# Buchtexte verschwunden



## BernLipp (20. März 2020)

Hallo,

ich wollte zu recherchezwecken nochmal in das ein oder andere Buch gucken aber irgendwie sind eure Infoboxen mit den Seiten leer. z.B. https://wowdata.buffed.de/object/Archimondes-Rueckkehr-und-die-Flucht-nach-Kalimdor-175758 ist das so beabsichtigt oder ist da nur was kaputtgegangen und wird demnächst repariert?

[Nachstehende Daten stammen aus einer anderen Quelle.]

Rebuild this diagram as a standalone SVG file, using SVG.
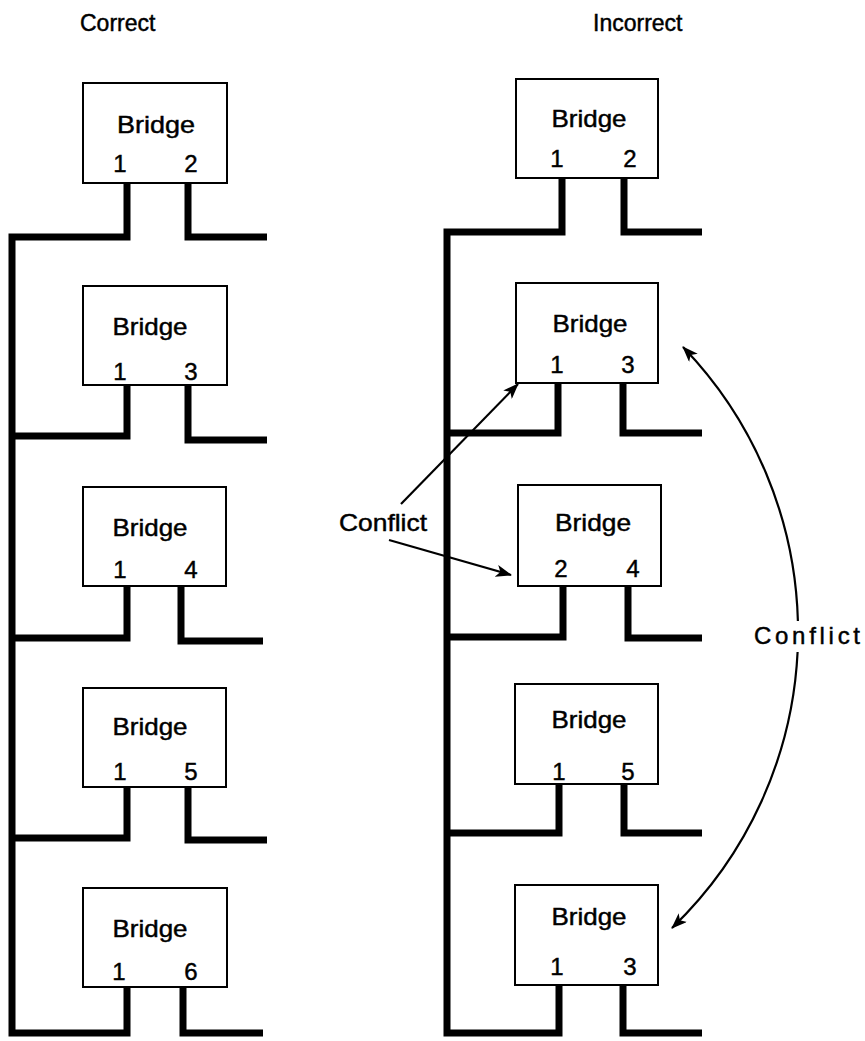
<svg xmlns="http://www.w3.org/2000/svg" width="865" height="1041" viewBox="0 0 865 1041">
  <style>
    .box { fill: #fff; stroke: #000; stroke-width: 2; }
    .cable { fill: none; stroke: #000; stroke-width: 7; stroke-linejoin: miter; stroke-linecap: butt; }
    .arrow { fill: none; stroke: #000; stroke-width: 2.2; }
    text { font-family: "Liberation Sans", Arial, sans-serif; fill: #000; stroke: #000; stroke-width: 0.45; }
    .title { font-size: 23px; }
    .name { font-size: 24px; text-anchor: middle; }
    .port { font-size: 24px; text-anchor: middle; }
    .label { font-size: 24px; }
  </style>
  <defs>
    <marker id="head" viewBox="0 0 16 12" refX="15" refY="6" markerWidth="16" markerHeight="12" markerUnits="userSpaceOnUse" orient="auto-start-reverse">
      <path d="M0,0 L16,6 L0,12 L4,6 Z" fill="#000"/>
    </marker>
  </defs>

  <!-- column headings -->
  <text class="title" x="80" y="31">Correct</text>
  <text class="title" x="593" y="31">Incorrect</text>

  <!-- LAN segments (cables) -->
  <g id="connectors">
    <!-- correct configuration: shared trunk on the left -->
    <path class="cable" d="M127,183 V237 H12 V1033 H127 V987"/>
    <path class="cable" d="M188,183 V237 H267"/>
    <path class="cable" d="M12,436 H127 V385"/>
    <path class="cable" d="M188,385 V440 H267"/>
    <path class="cable" d="M12,638 H127 V586"/>
    <path class="cable" d="M181,586 V641 H263"/>
    <path class="cable" d="M12,838 H127 V787"/>
    <path class="cable" d="M188,787 V840 H267"/>
    <path class="cable" d="M183,987 V1033 H263"/>

    <!-- incorrect configuration -->
    <path class="cable" d="M562,178 V232 H447 V1033 H559 V985"/>
    <path class="cable" d="M624,178 V232 H702"/>
    <path class="cable" d="M447,433 H558 V383"/>
    <path class="cable" d="M623,383 V433 H702"/>
    <path class="cable" d="M447,637 H563 V586"/>
    <path class="cable" d="M628,586 V638 H702"/>
    <path class="cable" d="M447,833 H559 V784"/>
    <path class="cable" d="M624,784 V833 H702"/>
    <path class="cable" d="M623,985 V1033 H702"/>

    <!-- conflict arrows -->
    <path class="arrow" d="M401,504 L518,384" marker-end="url(#head)"/>
    <path class="arrow" d="M389,540 L511,575" marker-end="url(#head)"/>
    <path class="arrow" d="M683,347 A411,411 0 0,1 797.9,621" marker-start="url(#head)"/>
    <path class="arrow" d="M797.6,652 A411,411 0 0,1 672,928" marker-end="url(#head)"/>
  </g>

  <!-- correct column bridges -->
  <g id="c-bridge-1">
    <rect class="box" x="83" y="83" width="144" height="100"/>
    <text class="name" x="156" y="133" textLength="78" lengthAdjust="spacingAndGlyphs">Bridge</text>
    <text class="port" x="120" y="172">1</text>
    <text class="port" x="191" y="172">2</text>
  </g>
  <g id="c-bridge-2">
    <rect class="box" x="83" y="286" width="144" height="99"/>
    <text class="name" x="150" y="335" textLength="75" lengthAdjust="spacingAndGlyphs">Bridge</text>
    <text class="port" x="120" y="380">1</text>
    <text class="port" x="191" y="380">3</text>
  </g>
  <g id="c-bridge-3">
    <rect class="box" x="83" y="487" width="143" height="99"/>
    <text class="name" x="150" y="536" textLength="75" lengthAdjust="spacingAndGlyphs">Bridge</text>
    <text class="port" x="120" y="578">1</text>
    <text class="port" x="191" y="578">4</text>
  </g>
  <g id="c-bridge-4">
    <rect class="box" x="83" y="688" width="143" height="99"/>
    <text class="name" x="150" y="735" textLength="75" lengthAdjust="spacingAndGlyphs">Bridge</text>
    <text class="port" x="120" y="780">1</text>
    <text class="port" x="191" y="780">5</text>
  </g>
  <g id="c-bridge-5">
    <rect class="box" x="83" y="888" width="144" height="99"/>
    <text class="name" x="150" y="937" textLength="75" lengthAdjust="spacingAndGlyphs">Bridge</text>
    <text class="port" x="119" y="980">1</text>
    <text class="port" x="191" y="980">6</text>
  </g>

  <!-- incorrect column bridges -->
  <g id="i-bridge-1">
    <rect class="box" x="516" y="79" width="142" height="99"/>
    <text class="name" x="589" y="127" textLength="75" lengthAdjust="spacingAndGlyphs">Bridge</text>
    <text class="port" x="557" y="167">1</text>
    <text class="port" x="630" y="167">2</text>
  </g>
  <g id="i-bridge-2">
    <rect class="box" x="516" y="283" width="142" height="100"/>
    <text class="name" x="590" y="332" textLength="75" lengthAdjust="spacingAndGlyphs">Bridge</text>
    <text class="port" x="557" y="373">1</text>
    <text class="port" x="628" y="373">3</text>
  </g>
  <g id="i-bridge-3">
    <rect class="box" x="518" y="485" width="143" height="101"/>
    <text class="name" x="593" y="531" textLength="76" lengthAdjust="spacingAndGlyphs">Bridge</text>
    <text class="port" x="561" y="577">2</text>
    <text class="port" x="633" y="577">4</text>
  </g>
  <g id="i-bridge-4">
    <rect class="box" x="515" y="684" width="143" height="100"/>
    <text class="name" x="589" y="728" textLength="75" lengthAdjust="spacingAndGlyphs">Bridge</text>
    <text class="port" x="559" y="780">1</text>
    <text class="port" x="628" y="780">5</text>
  </g>
  <g id="i-bridge-5">
    <rect class="box" x="515" y="885" width="143" height="100"/>
    <text class="name" x="589" y="925" textLength="75" lengthAdjust="spacingAndGlyphs">Bridge</text>
    <text class="port" x="557" y="975">1</text>
    <text class="port" x="630" y="975">3</text>
  </g>

  <!-- conflict labels -->
  <g id="conflict-left">
    <text class="label" x="339" y="531" textLength="88" lengthAdjust="spacingAndGlyphs">Conflict</text>
  </g>
  <g id="conflict-right">
    <text class="label" x="754" y="644" textLength="106" lengthAdjust="spacing">Conflict</text>
  </g>
</svg>
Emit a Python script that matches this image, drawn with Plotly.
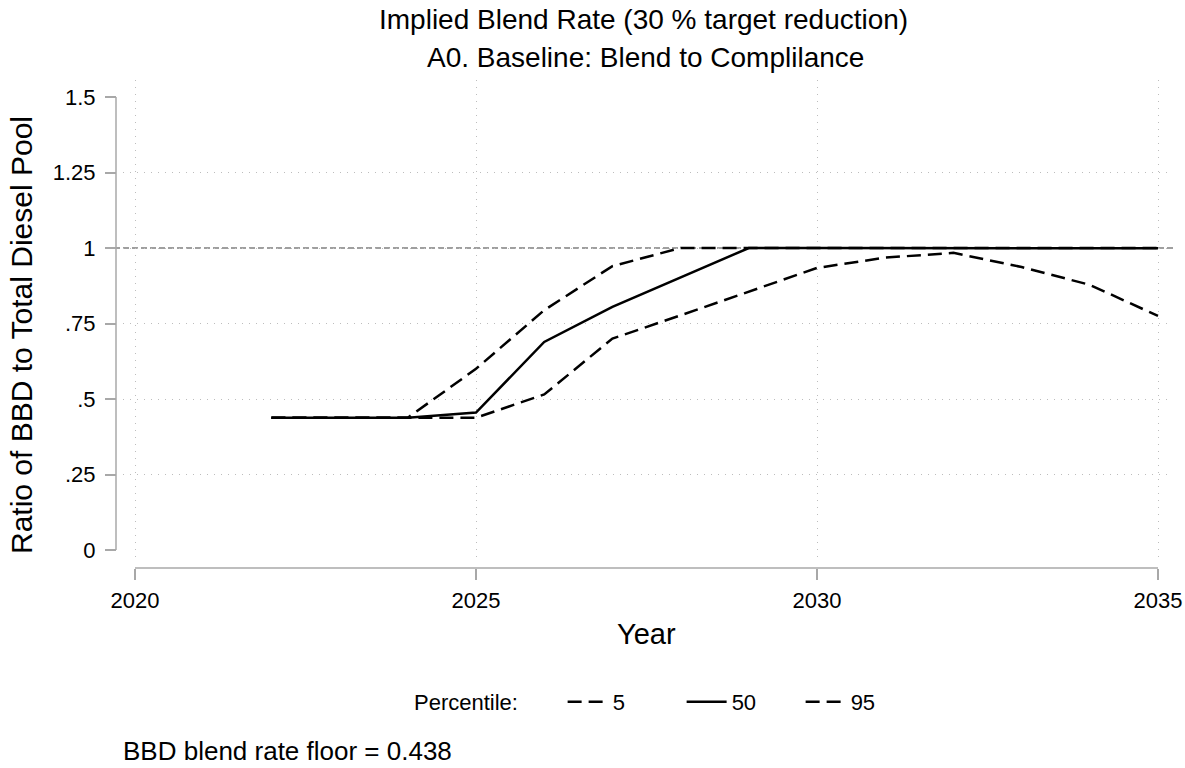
import plotly.graph_objects as go

# ---------------- data ----------------
years = list(range(2022, 2036))
p5 = [0.438, 0.438, 0.438, 0.438, 0.515, 0.700, 0.777, 0.855, 0.934, 0.968, 0.984, 0.937, 0.878, 0.775]
p50 = [0.438, 0.438, 0.438, 0.455, 0.689, 0.805, 0.903, 1.0, 1.0, 1.0, 1.0, 1.0, 1.0, 0.999]
p95 = [0.438, 0.438, 0.438, 0.600, 0.794, 0.940, 1.0, 1.0, 1.0, 1.0, 1.0, 1.0, 1.0, 1.0]
series_names = ["5", "50", "95"]
x_ticks = [2020, 2025, 2030, 2035]
y_ticks = [0, 0.25, 0.5, 0.75, 1.0, 1.25, 1.5]
y_ticktext = ["0", ".25", ".5", ".75", "1", "1.25", "1.5"]
y_grid = [0.25, 0.5, 0.75, 1.0, 1.25]
ref_value = 1.0

title1 = "Implied Blend Rate (30 % target reduction)"
title2 = "A0. Baseline: Blend to Complilance"
x_title = "Year"
y_title = "Ratio of BBD to Total Diesel Pool"
legend_title = "Percentile:"
note = "BBD blend rate floor = 0.438"

# ---------------- layout geometry (pixels) ----------------
W, H = 1185, 768
FONT = "Liberation Sans, Arial, Helvetica, sans-serif"

# data range 2020..2035 -> px 135..1158 ; 0..1.5 -> px 550..97
px_per_year = (1158 - 135) / 15.0
px_per_unit = (550 - 97) / 1.5
plot_left, plot_right, plot_top, plot_bottom = 123, 1170, 80, 562
xr = [2020 - (135 - plot_left) / px_per_year, 2035 + (plot_right - 1158) / px_per_year]
yr = [0 - (plot_bottom - 550) / px_per_unit, 1.5 + (97 - plot_top) / px_per_unit]

def px(xp):
    return xp / W

def py(yp):
    return 1 - yp / H

axis_gray = "#a8a8a8"
grid_gray = "#bdbdbd"

fig = go.Figure()
dash_long = "14px,7px"
for name, vals, dash in zip(series_names, [p5, p50, p95], [dash_long, "solid", dash_long]):
    fig.add_trace(go.Scatter(
        x=years, y=vals, mode="lines", name=name,
        line=dict(color="black", width=2.5, dash=dash),
    ))

fig.update_layout(
    width=W, height=H,
    margin=dict(l=0, r=0, t=0, b=0, autoexpand=False),
    paper_bgcolor="white", plot_bgcolor="white",
    font=dict(family=FONT, color="black", size=22),
    showlegend=True,
    legend=dict(
        orientation="h", x=px(412), xanchor="left", y=py(702), yanchor="middle",
        title=dict(text=legend_title + "\u00a0" * 6, side="left", font=dict(size=22)),
        font=dict(size=22), entrywidth=64, itemwidth=40,
        bgcolor="rgba(0,0,0,0)",
    ),
    xaxis=dict(
        domain=[px(plot_left), px(plot_right)], range=xr,
        anchor="free", position=py(568), automargin=False,
        tickvals=x_ticks, ticks="outside", ticklen=11, tickwidth=1.5, tickcolor=axis_gray,
        showline=False, zeroline=False,
        showgrid=True, gridcolor=grid_gray, griddash="1px,6px", gridwidth=1.2,
        tickfont=dict(size=22), ticklabelstandoff=2,
    ),
    yaxis=dict(
        domain=[py(plot_bottom), py(plot_top)], range=yr,
        anchor="free", position=px(116), automargin=False,
        tickvals=y_ticks, ticktext=y_ticktext, ticks="outside", ticklen=11, tickwidth=1.5,
        tickcolor=axis_gray, showline=False, zeroline=False, showgrid=False,
        minor=dict(tickvals=y_grid, showgrid=True, gridcolor=grid_gray, griddash="1px,6px",
                   gridwidth=1.2, ticks=""),
        tickfont=dict(size=22), ticklabelstandoff=5,
    ),
)

# axis lines (Stata-style offset axes)
fig.add_shape(type="line", xref="x", yref="paper", x0=x_ticks[0], x1=x_ticks[-1],
              y0=py(568), y1=py(568), line=dict(color=axis_gray, width=1.5))
fig.add_shape(type="line", xref="paper", yref="y", x0=px(116), x1=px(116),
              y0=y_ticks[0], y1=y_ticks[-1], line=dict(color=axis_gray, width=1.5))
# reference line at 1
fig.add_shape(type="line", xref="paper", yref="y", x0=px(105), x1=px(plot_right + 5),
              y0=ref_value, y1=ref_value, line=dict(color="#808080", width=1.5, dash="6px,3px"),
              layer="below")

annotations = [
    dict(text=title1, x=px(643), y=py(20), font=dict(size=28)),
    dict(text=title2, x=px(645), y=py(57), font=dict(size=28)),
    dict(text=x_title, x=px(647), y=py(634), font=dict(size=29)),
    dict(text=y_title, x=px(21), y=py(335), font=dict(size=30), textangle=-90),
    dict(text=note, x=px(121), y=py(751), font=dict(size=26), xanchor="left"),
]
for a in annotations:
    a.setdefault("xanchor", "center")
    fig.add_annotation(xref="paper", yref="paper", yanchor="middle", showarrow=False, **a)

fig.write_html("out.html")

Ja, ich weiß, dass es auf wowhead noch Texte gibt, aber die sind alle Englisch.

 

Danke für die Info.


----------



## ZAM (23. März 2020)

Buchtexte kann man nur aus dem Cache auslesen. Unsere Datenbank hat seit Legion keine Technik-Updates mehr erhalten können, weil Blizzard unsere Möglichkeiten auf technischer Ebene beschnitten hat.
Ich kann schauen, ob die Texte noch in der Datenbank vorhanden sind, aber ich fürchte nicht.
 
*Edit* Wir haben noch einige Texte der Classic-Bücher. Für dieses konnte ich es wieder herstellen.
https://wowdata.buffed.de/object/Archimondes-Rueckkehr-und-die-Flucht-nach-Kalimdor-175758

Aber leider sind die Verknüpfungs-Informationen verloren gegangen, wie befürchtet.


----------



## BernLipp (23. März 2020)

Danke, das ist ja immerhin etwas.    Das sollte aber auch schon deutlich weiterhelfen.

 

Wundert mich schon, dass so viele Dinge direkt im Client drin stehen aber die Buchtexte wohl nicht.


----------



## ZAM (30. März 2020)

BernLipp schrieb:


> Danke, das ist ja immerhin etwas.    Das sollte aber auch schon deutlich weiterhelfen.
> 
> 
> 
> Wundert mich schon, dass so viele Dinge direkt im Client drin stehen aber die Buchtexte wohl nicht.


 

Das liegt zum Teil an der Lokalisierung. Einige Elemente im Spiel, Zusatzinfos zu Objekten (Buchtexte) vor allem, werden nicht im Client mit dem Text hinterlegt, der wird erst beim Öffnen vom Server abgefragt. Das ist aber tasächlich gefühlt sehr willkürlich umgesetzt. Items stehen bspw. mit Namen im Client.

 

Ich habe die Texte von allen Klassik-Büchern wieder herstellen können.


----------